Anche le estati che portano bel tempo in città non superano solitamente i 20 gradi, tuttavia, consentono ai visitatori di esplorare le 4 montagne sacre avvolte dalle fitte foreste di pini che si trovano a nord della capitale mongola e le steppe erbose che si aprono verso sud.
La capitali più fredde del mondo
Ulan Bator: tradizioni e cultura
È facile che i visitatori vengano invitati ad entrare nelle tende e banchettare con il formaggio acido secco e con la particolare vodka prodotta con il latte, assaporando cibi e assistendo a rituali e gesti che sono gli stessi, immutati da secoli.
La popolazione delle yurte vive ancora secondo il tradizionale nomadismo e ogni pochi mesi la casa di lana viene arrotolata e spostata per decine di chilometri.
Un tempo a Ulan Bator erano mobili persino i palazzi dei principi e dei comandanti, ve ne è memoria sulle banconote da 500 e da mille tughrik che riportano da un lato il ritratto di Gengis Khan, e dall’altro l’immagine della sua residenza nella steppa: 22 buoi che trascinano una tenda sistemata su una piattaforma circolare.

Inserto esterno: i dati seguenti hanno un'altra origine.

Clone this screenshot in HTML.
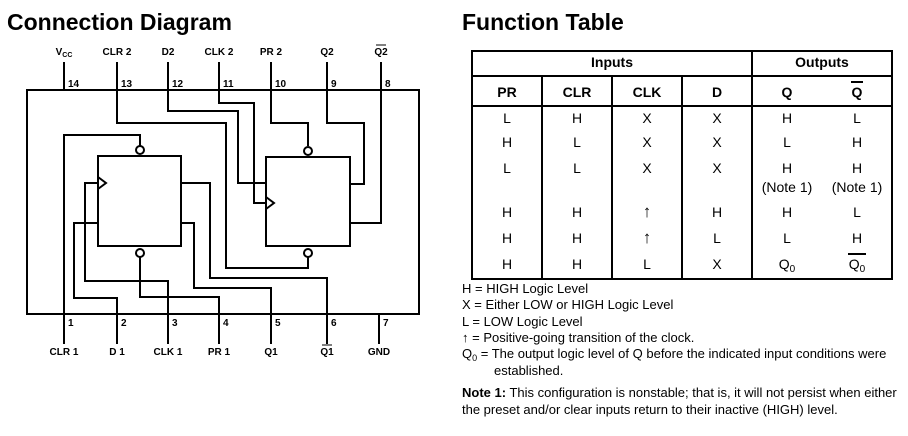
<!DOCTYPE html>
<html><head><style>
body{margin:0;background:#fff;width:908px;height:431px;overflow:hidden}
svg text{font-family:"Liberation Sans",sans-serif}
</style></head><body>
<svg width="908" height="431" viewBox="0 0 908 431" xmlns="http://www.w3.org/2000/svg">
<text x="7" y="30" font-size="23" font-weight="bold">Connection Diagram</text>
<text x="462" y="30" font-size="23" font-weight="bold">Function Table</text>
<g fill="none" stroke="#000" stroke-width="2">
<rect x="27" y="90" width="392" height="224"/>
<path d="M64 62V90M117 62V90M168 62V90M219 62V90M271 62V90M327 62V90M381 62V90"/>
<path d="M64 314V344M117 314V344M168 314V344M219 314V344M271 314V344M327 314V344M379 314V344"/>
<rect x="98" y="156" width="83" height="90"/>
<rect x="266" y="157" width="84" height="89"/>
<circle cx="140" cy="150" r="4"/><circle cx="140" cy="253" r="4"/>
<circle cx="308" cy="151" r="4"/><circle cx="308" cy="253" r="4"/>
<path d="M98 177L106 183L98 189"/><path d="M266 197L274 203L266 209"/>
<path d="M117 90V123H226V268H308V257"/>
<path d="M168 90V111H238V183H266"/>
<path d="M219 90V103H254V203H266"/>
<path d="M271 90V123H308V146"/>
<path d="M327 90V123H364V184H350"/>
<path d="M381 90V223H350"/>
<path d="M64 314V135H140V146"/>
<path d="M117 314V298H74V223H98"/>
<path d="M168 314V281H85V183H98"/>
<path d="M219 314V297H140V257"/>
<path d="M271 314V288H194V223H181"/>
<path d="M327 314V278H210V183H181"/>
</g>
<g font-size="10" font-weight="bold" text-anchor="middle">
<text x="64" y="55">V<tspan font-size="7" dy="2">CC</tspan></text>
<text x="117" y="55">CLR 2</text><text x="168" y="55">D2</text><text x="219" y="55">CLK 2</text>
<text x="271" y="55">PR 2</text><text x="327" y="55">Q2</text><text x="381" y="55">Q2</text>
<path d="M376 45H386" stroke="#000" stroke-width="1"/>
<text x="64" y="355">CLR 1</text><text x="117" y="355">D 1</text><text x="168" y="355">CLK 1</text>
<text x="219" y="355">PR 1</text><text x="271" y="355">Q1</text><text x="327" y="355">Q1</text>
<path d="M322 345H332" stroke="#000" stroke-width="1"/>
<text x="379" y="355">GND</text>
</g>
<g font-size="10" font-weight="bold">
<text x="68" y="87">14</text><text x="121" y="87">13</text><text x="172" y="87">12</text><text x="223" y="87">11</text><text x="275" y="87">10</text><text x="331" y="87">9</text><text x="385" y="87">8</text>
<text x="68" y="326">1</text><text x="121" y="326">2</text><text x="172" y="326">3</text><text x="223" y="326">4</text><text x="275" y="326">5</text><text x="331" y="326">6</text><text x="383" y="326">7</text>
</g>
<g fill="none" stroke="#000" stroke-width="2">
<rect x="472" y="51" width="420" height="228"/>
<path d="M472 76H892M472 106H892M752 51V279M542 76V279M612 76V279M682 76V279"/>
</g>
<g font-size="14" text-anchor="middle">
<g font-weight="bold"><text x="612" y="67">Inputs</text><text x="822" y="67">Outputs</text>
<text x="507" y="97">PR</text><text x="577" y="97">CLR</text><text x="647" y="97">CLK</text><text x="717" y="97">D</text><text x="787" y="97">Q</text><text x="857" y="97">Q</text></g>
<path d="M851 82H863" stroke="#000" stroke-width="2"/>
<text x="507" y="123">L</text><text x="577" y="123">H</text><text x="647" y="123">X</text><text x="717" y="123">X</text><text x="787" y="123">H</text><text x="857" y="123">L</text>
<text x="507" y="147">H</text><text x="577" y="147">L</text><text x="647" y="147">X</text><text x="717" y="147">X</text><text x="787" y="147">L</text><text x="857" y="147">H</text>
<text x="507" y="173">L</text><text x="577" y="173">L</text><text x="647" y="173">X</text><text x="717" y="173">X</text><text x="787" y="173">H</text><text x="857" y="173">H</text>
<text x="787" y="192">(Note 1)</text><text x="857" y="192">(Note 1)</text>
<text x="507" y="217">H</text><text x="577" y="217">H</text><text x="647" y="217" font-size="17">↑</text><text x="717" y="217">H</text><text x="787" y="217">H</text><text x="857" y="217">L</text>
<text x="507" y="243">H</text><text x="577" y="243">H</text><text x="647" y="243" font-size="17">↑</text><text x="717" y="243">L</text><text x="787" y="243">L</text><text x="857" y="243">H</text>
<text x="507" y="269">H</text><text x="577" y="269">H</text><text x="647" y="269">L</text><text x="717" y="269">X</text><text x="787" y="269">Q<tspan font-size="10" dy="3">0</tspan></text><text x="857" y="269">Q<tspan font-size="10" dy="3">0</tspan></text>
<path d="M848 254H866" stroke="#000" stroke-width="2"/>
</g>
<g font-size="13">
<text x="462" y="293">H = HIGH Logic Level</text>
<text x="462" y="309">X = Either LOW or HIGH Logic Level</text>
<text x="462" y="326">L = LOW Logic Level</text>
<text x="462" y="342">↑ = Positive-going transition of the clock.</text>
<text x="462" y="358">Q<tspan font-size="9" dy="3">0</tspan><tspan dy="-3"> = The output logic level of Q before the indicated input conditions were</tspan></text>
<text x="494" y="375">established.</text>
<text x="462" y="397"><tspan font-weight="bold">Note 1:</tspan> This configuration is nonstable; that is, it will not persist when either</text>
<text x="462" y="414">the preset and/or clear inputs return to their inactive (HIGH) level.</text>
</g>
</svg>
</body></html>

Monumenti, storia e architettura di Ulan Bator
Il Museo di Storia Naturale consente di fare un vero e proprio balzo nella preistoria per ammirare alcuni degli scheletri integrali di dinosauri rinvenuti nel deserto del Gobi negli anni ‘20 dal paleontologo Ray Chapman Andrews oltre a innumerevoli fossili come ossa e uova di dinosauro e meteoriti.
Tra i monumenti più importanti della città vi sono i suoi monasteri, tra tutti il Monastero di Gandan, un monastero buddhista tibetano che agli inizi del XIX secolo costituiva una vera e propria città nella città, con i suoi 60.000 abitanti, e il centinaio di templi che vi sorgevano e in cui i cittadini potevano rendere omaggio a oltre 30.000 statue di Buddha.
Una cultura architettonica distrutta dalle purghe staliniane degli anni ’30 e che solo nel tempo è stata parzialmente ricostruita.
Oggi il Monastero ospita oggi circa 600 monaci e le sue maggiori attrazioni sono il Tempio di Ochidara, con le sue decine di ruote della preghiera, e l’edificio bianco del Migjid Janraisig Sum.
La statua dorata del Buddha della Misericordia alta ben 26 metri e realizzata in rame e ricoperta d’oro è stupefacente.
Tutto intorno, in un’atmosfera resa quasi surreale dal forte odore d’incenso e dalle luci tremolanti delle candele, vi sono centinaia di figure di Ayush, tonnellate di erbe medicinali, rotoli di mantra e addirittura una yurta con tanto di arredi.
Uno degli edifici più maestosi di Ulan Bator è il Palazzo d’Inverno, dove visse l’ultimo sovrano mongolo e il primo governatore della Mongolia dopo l’indipendenza conquistata nel 1921 dal Paese.
La struttura occupa un importante spazio verde e il portone d’ingresso è realizzato con 108 incastri e senza l’utilizzo di alcun chiodo.
All’interno della magnifica struttura bianca sono custoditi gli arredi originali e i doni ricevuti dalle varie autorità straniere; il piano superiore ospita il trono e una collezione di thangka (stendardi buddhisti ricamati e appesi), ma anche oggetti insoliti come la parrucca e i gioielli della regina, una catene di teschi d’avorio e la collezione di animali imbalsamati parte della collezione personale di Bogd Khan.